My favorites are comments from COMPLETELY clueless assholes that don’t have a fundamental grasp of the world around them – they don’t seem to understand history, geography, space, and simple laws of physics.
- “It’s hard to believe that the earth is only 2015 years old”
- There are only 7 countries in the world (they mean CONTINENTS)
- They assume everything is in the same place on a map. Anywhere they haven’t heard of, is in Europe somewhere.
- “When you throw stuff in the air, it comes back down. But what about on the bottom of the planet?”
- Etc…
Most of these people GRADUATED FROM HIGH SCHOOL.
Most of these people VOTE.
Other Reasons:
- Keep in touch with friends and family. Most of my family are deceased, and I have a very tight-knit circle of friends. E-mail is sufficient for me, at this time.
- Keep in touch with associates. I DO, through LinkedIn.
- “Follow” someone. I don’t really care to “follow” anyone.
- Daily updates. I don’t want micro-updates about what my friends are eating, nor what their kittens are doing. Nor do I care to share that level of detail with ANYONE except my wife and kids — this is normal and natural when you all live under the same roof. As previously stated, I don’t want events in my home out there for anyone to see, nor do I want to “invite” people in to my home to see what I’m doing every 5 minutes.

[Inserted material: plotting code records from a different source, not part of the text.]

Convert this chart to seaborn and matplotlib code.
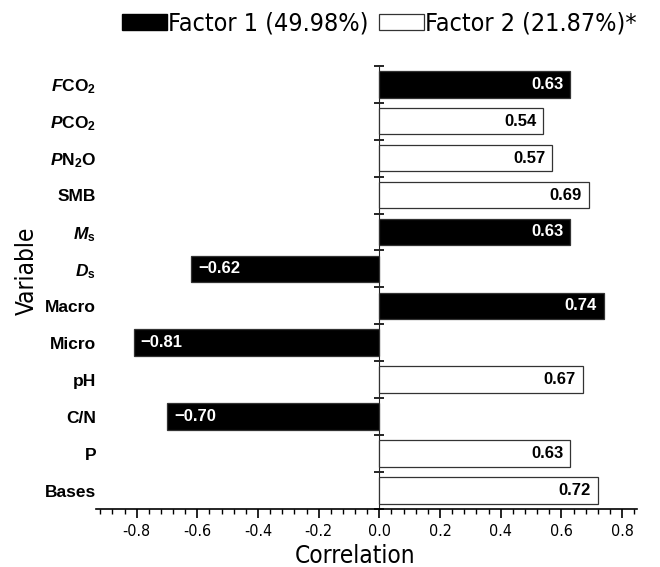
import numpy as np
import pandas as pd
import matplotlib
matplotlib.use("Agg")
import matplotlib.pyplot as plt
from matplotlib import font_manager
from matplotlib.patches import Patch
from matplotlib.ticker import MultipleLocator, FormatStrFormatter
import seaborn as sns

# Data (top to bottom)
variables = [
    r"$\mathbfit{F}\mathbf{CO_2}$",
    r"$\mathbfit{P}\mathbf{CO_2}$",
    r"$\mathbfit{P}\mathbf{N_2O}$",
    "SMB",
    r"$\mathbfit{M}_\mathbf{s}$",
    r"$\mathbfit{D}_\mathbf{s}$",
    "Macro",
    "Micro",
    "pH",
    "C/N",
    "P",
    "Bases",
]
factors = ["Factor 1", "Factor 2", "Factor 2", "Factor 2", "Factor 1", "Factor 1",
           "Factor 1", "Factor 1", "Factor 2", "Factor 1", "Factor 2", "Factor 2"]
values = [0.63, 0.54, 0.57, 0.69, 0.63, -0.62, 0.74, -0.81, 0.67, -0.70, 0.63, 0.72]
legend_labels = ["Factor 1 (49.98%)", "Factor 2 (21.87%)*"]

df = pd.DataFrame({"variable": variables, "value": values, "factor": factors})

sns.set_style("white")

# look for a condensed sans face, otherwise shrink Liberation Sans
ttf = font_manager.fontManager.ttflist
cond = [f for f in ttf if str(f.stretch) in ("condensed", "semi-condensed", "extra-condensed")
        or "Narrow" in f.name or "Condensed" in f.name]
pref = ["Liberation Sans Narrow", "DejaVu Sans", "Roboto", "Noto Sans", "Open Sans"]
cond.sort(key=lambda f: pref.index(f.name) if f.name in pref else 99)
if cond:
    cfam, cstretch, k = cond[0].name, cond[0].stretch, 1.0
else:
    cfam, cstretch, k = "Liberation Sans", "normal", 0.9

plt.rcParams["font.family"] = [cfam, "DejaVu Sans"]
plt.rcParams["font.stretch"] = cstretch
plt.rcParams["axes.unicode_minus"] = False
plt.rcParams["text.color"] = "black"
plt.rcParams["axes.labelcolor"] = "black"
plt.rcParams["xtick.color"] = "black"
plt.rcParams["ytick.color"] = "black"
plt.rcParams["mathtext.fontset"] = "custom"
plt.rcParams["mathtext.rm"] = "Liberation Sans"
plt.rcParams["mathtext.it"] = "Liberation Sans:italic"
plt.rcParams["mathtext.bf"] = "Liberation Sans:bold"
plt.rcParams["mathtext.bfit"] = "Liberation Sans:italic:bold"

fig = plt.figure(figsize=(6.6, 5.67), dpi=100)
ax = fig.add_axes([0.1455, 0.1023, 0.8195, 0.7817])

sns.barplot(
    data=df,
    x="value",
    y="variable",
    hue="factor",
    order=variables,
    hue_order=["Factor 1", "Factor 2"],
    palette={"Factor 1": "black", "Factor 2": "white"},
    dodge=False,
    width=0.72,
    edgecolor="#333333",
    linewidth=0.9,
    legend=False,
    ax=ax,
)

xmin, xmax = -0.934, 0.849
ax.set_xlim(xmin, xmax)
ax.set_ylim(len(variables) - 0.5, -0.5)

# spines
for s in ["left", "top", "right"]:
    ax.spines[s].set_visible(False)
ax.spines["bottom"].set_linewidth(1.2)
ax.spines["bottom"].set_color("black")

# x ticks
ax.xaxis.set_major_locator(MultipleLocator(0.2))
ax.xaxis.set_minor_locator(MultipleLocator(0.04))
ax.xaxis.set_major_formatter(FormatStrFormatter("%.1f"))
ax.tick_params(axis="x", which="major", direction="out", length=6.5, width=1.2,
               labelsize=11.5 * k, pad=4, bottom=True, color="black")
ax.tick_params(axis="x", which="minor", direction="out", length=3.8, width=1,
               bottom=True, color="black")

# y tick labels
ax.tick_params(axis="y", length=0, pad=0)
for lab in ax.get_yticklabels():
    lab.set_fontweight("bold")
    lab.set_family("Liberation Sans")
    lab.set_stretch("normal")
    lab.set_fontsize(12.5)
    lab.set_color("black")

# zero line with category boundary ticks
sec = ax.secondary_yaxis((0 - xmin) / (xmax - xmin))
sec.set_yticks(np.arange(-0.5, len(variables)))
sec.tick_params(direction="inout", length=6.5, width=1.2, labelleft=False,
                labelright=False, color="black")
sec.spines["left"].set_linewidth(1.2)
sec.spines["left"].set_color("black")

# value labels
for cont in ax.containers:
    for bar in cont:
        w = bar.get_width()
        if np.isnan(w):
            continue
        y = bar.get_y() + bar.get_height() / 2
        dark = bar.get_facecolor()[0] < 0.5
        txt = ("\u2212" if w < 0 else "") + f"{abs(w):.2f}"
        ax.annotate(
            txt, (w, y),
            xytext=(-5 if w >= 0 else 5, 0), textcoords="offset points",
            ha="right" if w >= 0 else "left", va="center",
            color="white" if dark else "black",
            fontsize=12, fontweight="bold", family="Liberation Sans",
            fontstretch="normal",
        )

ax.set_xlabel("Correlation", fontsize=17.5 * k)
ax.set_ylabel("Variable", fontsize=17.5 * k)
ax.xaxis.set_label_coords(0.479, -0.08)
ax.yaxis.set_label_coords(-0.105, 0.537)

handles = [Patch(facecolor="black", edgecolor="black"),
           Patch(facecolor="white", edgecolor="#333333", linewidth=0.9)]
fig.legend(handles, legend_labels, loc="center", bbox_to_anchor=(0.575, 0.958),
           ncol=2, frameon=False, prop={"size": 18 * k},
           handlelength=1.8 / k, handleheight=0.56 / k,
           handletextpad=0.05, columnspacing=0.4, borderpad=0, borderaxespad=0)

fig.savefig("out.png", dpi=100)
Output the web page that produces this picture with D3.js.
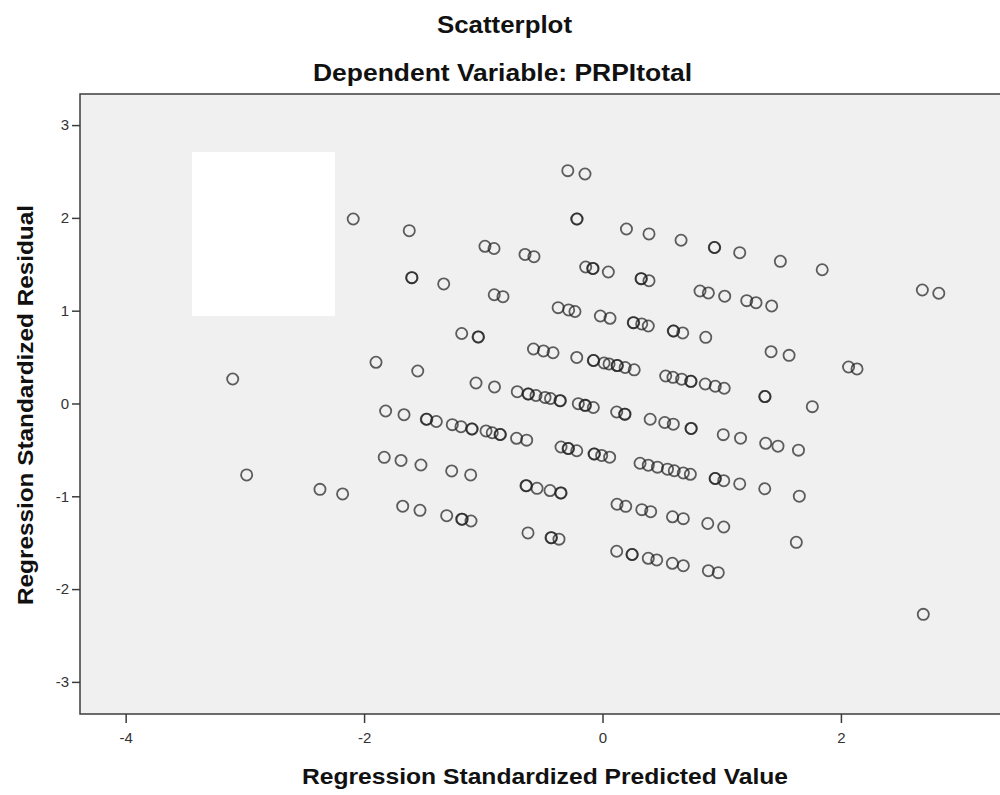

- Promote. When I have something to promote, Twitter makes the most sense, but I don’t currently have anything to promote.
- Games. I play the same games (or clones) on Android for “free”, without social updates and data mining.
- Post and share content. I have my own website. I can and DO post anything I want! Moreover, most social networking sites force you to give up certain rights TO YOUR OWN CONTENT when you upload it. I retain rights to my own content, in perpetuity.
Reasons against using Facebook (and other social networking)
- A constant, unending, highly-preemptive stream of updates is more than disruptive, it’s annoying. When my wife turns on her phone’s data connection, she gets about 2 minutes of “alerts” from Facebook. Getting a Facebook alert during dinner, or while enjoying a day out, or worse, while at work, would annoy the crap out of me.
- I’m a private person, and I don’t really have anything to share. I don’t want to bring that level of transparency in to my house. I even segregate “untrusted” devices on my home nework, to their own VLAN, so that their ability to intrude on my private life is extremely limited. I don’t want “Universal Plug and Play” to allow these devices to integrate with everything in my house. I want these devices to sit there, idle, until I need them. I CERTAINLY don’t want them integrating with Facebook.
- The stuff I do online is private (as private as I can make it). What I buy on Amazon or what I watch on Netflix is no one’s business. Integrating with Facebook or Twitter means that, unless I’m careful, I might “micro-share” that I’ve just bought 240 rolls of toilet paper, or that I just watched a kid’s movie (My wife, babysitting the neighbor’s kids). It’s nothing BAD, it’s just NO ONE’s business, and I certainly don’t want comments or feedback about my purchasing and watching preferences.